AIM: The entries below need to be written out exactly, with no pictures included.

Start of LISTING

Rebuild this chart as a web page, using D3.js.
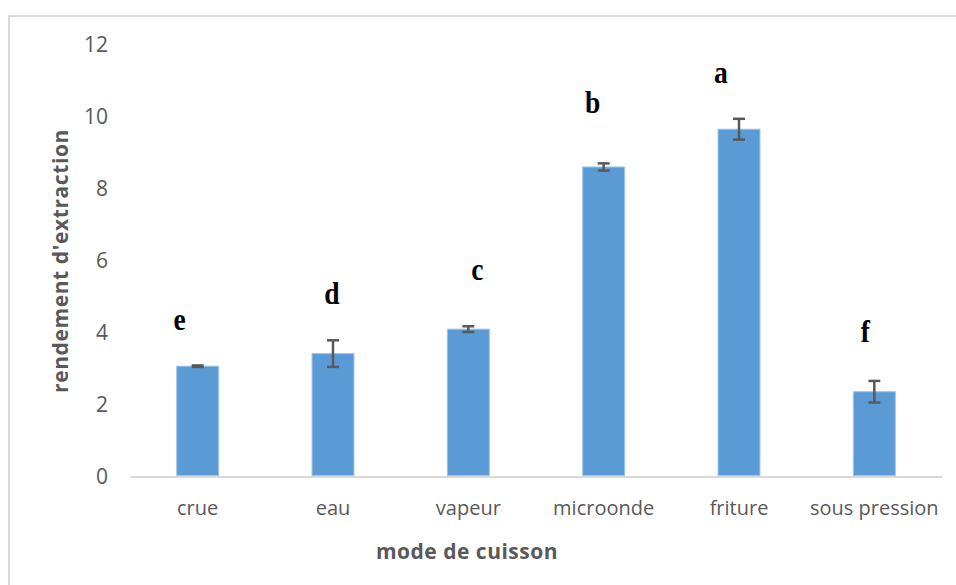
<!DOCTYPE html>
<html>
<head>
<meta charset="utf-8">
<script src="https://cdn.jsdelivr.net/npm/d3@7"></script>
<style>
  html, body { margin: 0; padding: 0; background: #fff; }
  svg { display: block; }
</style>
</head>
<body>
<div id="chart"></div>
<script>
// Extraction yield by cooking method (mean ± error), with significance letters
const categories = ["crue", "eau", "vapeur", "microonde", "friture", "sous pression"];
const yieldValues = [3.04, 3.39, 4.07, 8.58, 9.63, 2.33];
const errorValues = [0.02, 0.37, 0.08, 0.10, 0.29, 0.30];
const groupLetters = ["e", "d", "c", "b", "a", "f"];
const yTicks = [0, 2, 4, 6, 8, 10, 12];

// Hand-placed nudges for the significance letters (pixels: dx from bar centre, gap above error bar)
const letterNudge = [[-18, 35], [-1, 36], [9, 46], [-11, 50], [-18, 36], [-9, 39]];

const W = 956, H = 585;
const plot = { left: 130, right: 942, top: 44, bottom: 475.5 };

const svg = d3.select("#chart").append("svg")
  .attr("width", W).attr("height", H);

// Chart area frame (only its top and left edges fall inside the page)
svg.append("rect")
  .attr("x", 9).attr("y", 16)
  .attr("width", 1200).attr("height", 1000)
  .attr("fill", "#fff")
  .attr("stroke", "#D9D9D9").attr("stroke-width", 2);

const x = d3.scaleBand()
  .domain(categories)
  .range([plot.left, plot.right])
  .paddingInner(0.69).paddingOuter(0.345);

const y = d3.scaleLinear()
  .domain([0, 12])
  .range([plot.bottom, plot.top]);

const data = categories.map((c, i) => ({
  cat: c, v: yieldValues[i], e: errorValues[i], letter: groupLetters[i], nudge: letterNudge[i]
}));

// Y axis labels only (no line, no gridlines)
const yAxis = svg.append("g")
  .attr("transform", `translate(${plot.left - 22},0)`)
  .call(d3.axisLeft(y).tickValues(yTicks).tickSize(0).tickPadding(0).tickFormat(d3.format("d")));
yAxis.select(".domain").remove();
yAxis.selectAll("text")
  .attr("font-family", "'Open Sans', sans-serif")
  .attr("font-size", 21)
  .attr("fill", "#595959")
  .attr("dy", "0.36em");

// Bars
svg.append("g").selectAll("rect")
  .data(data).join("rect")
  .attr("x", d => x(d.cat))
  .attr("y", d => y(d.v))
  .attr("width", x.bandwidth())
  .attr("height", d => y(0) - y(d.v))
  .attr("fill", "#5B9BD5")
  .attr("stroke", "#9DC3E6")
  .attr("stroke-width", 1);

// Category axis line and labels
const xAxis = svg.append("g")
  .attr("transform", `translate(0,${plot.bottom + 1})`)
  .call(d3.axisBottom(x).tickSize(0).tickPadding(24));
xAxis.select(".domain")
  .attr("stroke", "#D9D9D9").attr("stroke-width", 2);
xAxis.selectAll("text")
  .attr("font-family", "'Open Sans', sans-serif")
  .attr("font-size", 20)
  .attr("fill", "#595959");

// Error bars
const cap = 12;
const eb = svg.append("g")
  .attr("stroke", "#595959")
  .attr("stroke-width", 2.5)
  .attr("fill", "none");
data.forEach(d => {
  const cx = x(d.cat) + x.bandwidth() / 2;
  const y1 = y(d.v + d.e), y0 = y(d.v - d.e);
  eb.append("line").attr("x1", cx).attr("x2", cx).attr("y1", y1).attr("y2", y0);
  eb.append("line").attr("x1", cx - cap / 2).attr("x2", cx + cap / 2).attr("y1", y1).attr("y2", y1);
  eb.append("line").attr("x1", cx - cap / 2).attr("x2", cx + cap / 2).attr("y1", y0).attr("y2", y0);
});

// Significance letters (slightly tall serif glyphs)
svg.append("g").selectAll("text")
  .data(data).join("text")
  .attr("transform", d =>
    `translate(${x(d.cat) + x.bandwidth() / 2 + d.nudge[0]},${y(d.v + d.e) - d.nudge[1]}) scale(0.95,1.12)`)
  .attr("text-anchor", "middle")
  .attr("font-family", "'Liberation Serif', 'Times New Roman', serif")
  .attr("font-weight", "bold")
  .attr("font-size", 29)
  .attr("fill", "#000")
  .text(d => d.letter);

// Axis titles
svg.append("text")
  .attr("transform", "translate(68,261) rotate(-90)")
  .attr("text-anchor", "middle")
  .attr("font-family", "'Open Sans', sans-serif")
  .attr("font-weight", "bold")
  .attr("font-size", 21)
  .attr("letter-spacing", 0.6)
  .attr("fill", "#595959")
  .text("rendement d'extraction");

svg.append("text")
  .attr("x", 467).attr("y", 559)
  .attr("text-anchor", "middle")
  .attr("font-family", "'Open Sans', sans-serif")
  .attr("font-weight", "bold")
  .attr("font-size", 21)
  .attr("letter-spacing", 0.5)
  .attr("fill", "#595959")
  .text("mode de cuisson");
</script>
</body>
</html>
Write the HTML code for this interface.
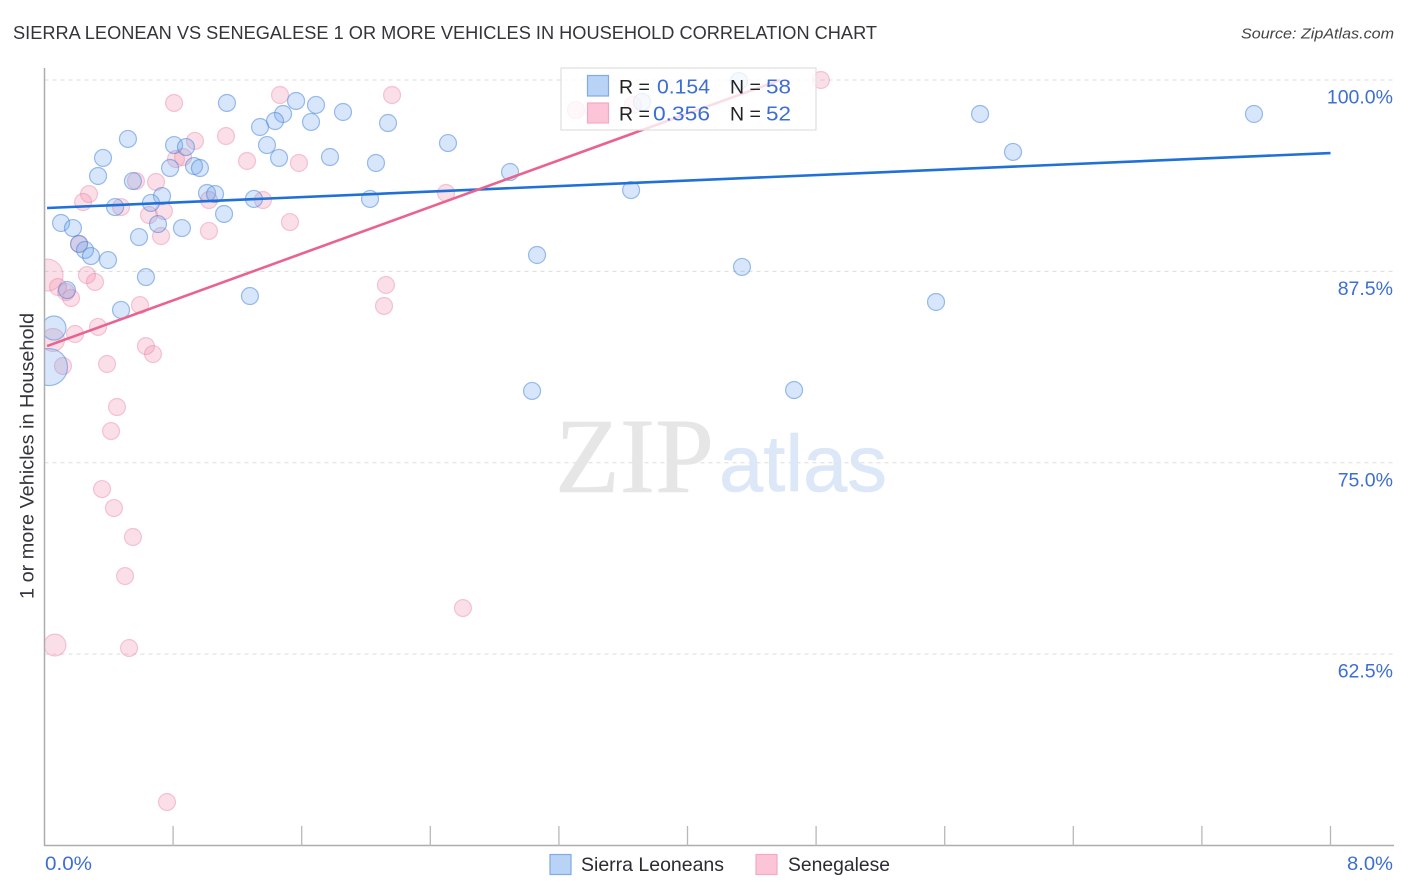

End of LISTING

TASK SOLUTION:
Rebuild this chart as a web page, using D3.js.
<!DOCTYPE html>
<html>
<head>
<meta charset="utf-8">
<script src="https://cdn.jsdelivr.net/npm/d3@7"></script>
<style>
  html, body { margin: 0; padding: 0; background: #fff; }
  svg { display: block; }
</style>
</head>
<body>
<div id="chart"></div>
<script>
// Extraction yield by cooking method (mean ± error), with significance letters
const categories = ["crue", "eau", "vapeur", "microonde", "friture", "sous pression"];
const yieldValues = [3.04, 3.39, 4.07, 8.58, 9.63, 2.33];
const errorValues = [0.02, 0.37, 0.08, 0.10, 0.29, 0.30];
const groupLetters = ["e", "d", "c", "b", "a", "f"];
const yTicks = [0, 2, 4, 6, 8, 10, 12];

// Hand-placed nudges for the significance letters (pixels: dx from bar centre, gap above error bar)
const letterNudge = [[-18, 35], [-1, 36], [9, 46], [-11, 50], [-18, 36], [-9, 39]];

const W = 956, H = 585;
const plot = { left: 130, right: 942, top: 44, bottom: 475.5 };

const svg = d3.select("#chart").append("svg")
  .attr("width", W).attr("height", H);

// Chart area frame (only its top and left edges fall inside the page)
svg.append("rect")
  .attr("x", 9).attr("y", 16)
  .attr("width", 1200).attr("height", 1000)
  .attr("fill", "#fff")
  .attr("stroke", "#D9D9D9").attr("stroke-width", 2);

const x = d3.scaleBand()
  .domain(categories)
  .range([plot.left, plot.right])
  .paddingInner(0.69).paddingOuter(0.345);

const y = d3.scaleLinear()
  .domain([0, 12])
  .range([plot.bottom, plot.top]);

const data = categories.map((c, i) => ({
  cat: c, v: yieldValues[i], e: errorValues[i], letter: groupLetters[i], nudge: letterNudge[i]
}));

// Y axis labels only (no line, no gridlines)
const yAxis = svg.append("g")
  .attr("transform", `translate(${plot.left - 22},0)`)
  .call(d3.axisLeft(y).tickValues(yTicks).tickSize(0).tickPadding(0).tickFormat(d3.format("d")));
yAxis.select(".domain").remove();
yAxis.selectAll("text")
  .attr("font-family", "'Open Sans', sans-serif")
  .attr("font-size", 21)
  .attr("fill", "#595959")
  .attr("dy", "0.36em");

// Bars
svg.append("g").selectAll("rect")
  .data(data).join("rect")
  .attr("x", d => x(d.cat))
  .attr("y", d => y(d.v))
  .attr("width", x.bandwidth())
  .attr("height", d => y(0) - y(d.v))
  .attr("fill", "#5B9BD5")
  .attr("stroke", "#9DC3E6")
  .attr("stroke-width", 1);

// Category axis line and labels
const xAxis = svg.append("g")
  .attr("transform", `translate(0,${plot.bottom + 1})`)
  .call(d3.axisBottom(x).tickSize(0).tickPadding(24));
xAxis.select(".domain")
  .attr("stroke", "#D9D9D9").attr("stroke-width", 2);
xAxis.selectAll("text")
  .attr("font-family", "'Open Sans', sans-serif")
  .attr("font-size", 20)
  .attr("fill", "#595959");

// Error bars
const cap = 12;
const eb = svg.append("g")
  .attr("stroke", "#595959")
  .attr("stroke-width", 2.5)
  .attr("fill", "none");
data.forEach(d => {
  const cx = x(d.cat) + x.bandwidth() / 2;
  const y1 = y(d.v + d.e), y0 = y(d.v - d.e);
  eb.append("line").attr("x1", cx).attr("x2", cx).attr("y1", y1).attr("y2", y0);
  eb.append("line").attr("x1", cx - cap / 2).attr("x2", cx + cap / 2).attr("y1", y1).attr("y2", y1);
  eb.append("line").attr("x1", cx - cap / 2).attr("x2", cx + cap / 2).attr("y1", y0).attr("y2", y0);
});

// Significance letters (slightly tall serif glyphs)
svg.append("g").selectAll("text")
  .data(data).join("text")
  .attr("transform", d =>
    `translate(${x(d.cat) + x.bandwidth() / 2 + d.nudge[0]},${y(d.v + d.e) - d.nudge[1]}) scale(0.95,1.12)`)
  .attr("text-anchor", "middle")
  .attr("font-family", "'Liberation Serif', 'Times New Roman', serif")
  .attr("font-weight", "bold")
  .attr("font-size", 29)
  .attr("fill", "#000")
  .text(d => d.letter);

// Axis titles
svg.append("text")
  .attr("transform", "translate(68,261) rotate(-90)")
  .attr("text-anchor", "middle")
  .attr("font-family", "'Open Sans', sans-serif")
  .attr("font-weight", "bold")
  .attr("font-size", 21)
  .attr("letter-spacing", 0.6)
  .attr("fill", "#595959")
  .text("rendement d'extraction");

svg.append("text")
  .attr("x", 467).attr("y", 559)
  .attr("text-anchor", "middle")
  .attr("font-family", "'Open Sans', sans-serif")
  .attr("font-weight", "bold")
  .attr("font-size", 21)
  .attr("letter-spacing", 0.5)
  .attr("fill", "#595959")
  .text("mode de cuisson");
</script>
</body>
</html>
Write the HTML code for this interface.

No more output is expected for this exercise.